There are two parties in this debate, which are Retributivists and Abolitionists. Retributivists are for the death penalty, whereas Abolitionists are against it. The party that believes in capital punishment believe in lex talionis or “an eye for an eye” punishment. They reason that if a person takes the life of another, then they should lose their life as a result. And the Abolitionists oppose this belief stating that it violates the right to life. There is a lot to factor in. Both groups state their claims, but who makes a better point?
I personally do not believe in the death penalty. There are a few reasons why I would consider myself a part of the Abolitionist party. First, to me, it seems unjust to have say over who should live and who should die. Second, there can be innocent lives at stake; not every person convicted is guilty. And lastly, I believe that humans are capable of making mistakes, even if it conflicts with societies moral standards. This is where the controversy lies. It is hard to speak for an entire nation, and even a ruling this extraordinary to be decided through a group of peers. I do not believe something of this stature should be decided through one group of people who were decided by a judicial system. Unfortunately many people are bias in certain areas of the law. A gun supporter might think differently than someone who opposes firearms, a right-wing conservative might find abortion to be blasphemy, whereas a liberal might see it differently. This is one main reason why the death penalty is such a huge issue. It will always have people clamoring for a specific side. There will never be a straight-forward consensus.

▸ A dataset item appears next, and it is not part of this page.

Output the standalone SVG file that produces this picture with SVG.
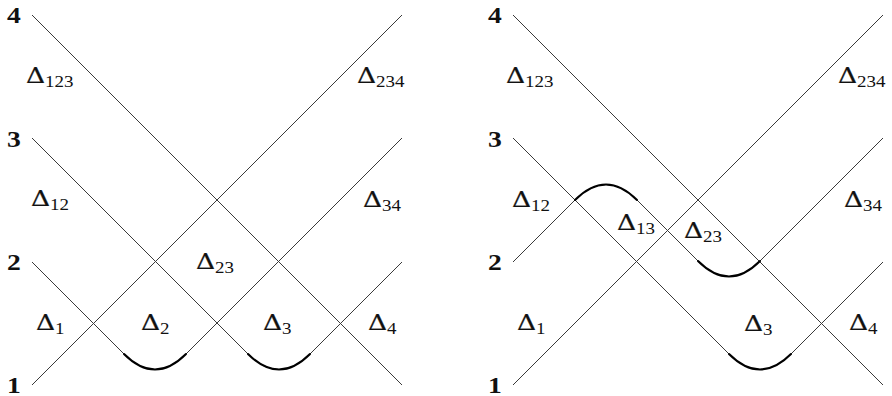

Remember that by supporting the death penalty, a person must inherently support lex talionis. By this measure, these people must believe in the Equal Punishment Principle that states that every criminal should be punished according to the crime they committed. Therefore, rapists should be raped, torturers tortured and kidnappers kidnapped. This can also be applied to the concept of life in general. Euthanasia is illegal, and that is personal choice, but when we consider a crime, no matter how severe, we might have the opportunity to sentence a person to death. That to me is the most influential idea, and if not an idea, at least something to put capital punishment into perspective. A human life is sacred, and I do not think anyone is in the position of saying who may live theirs and who may not.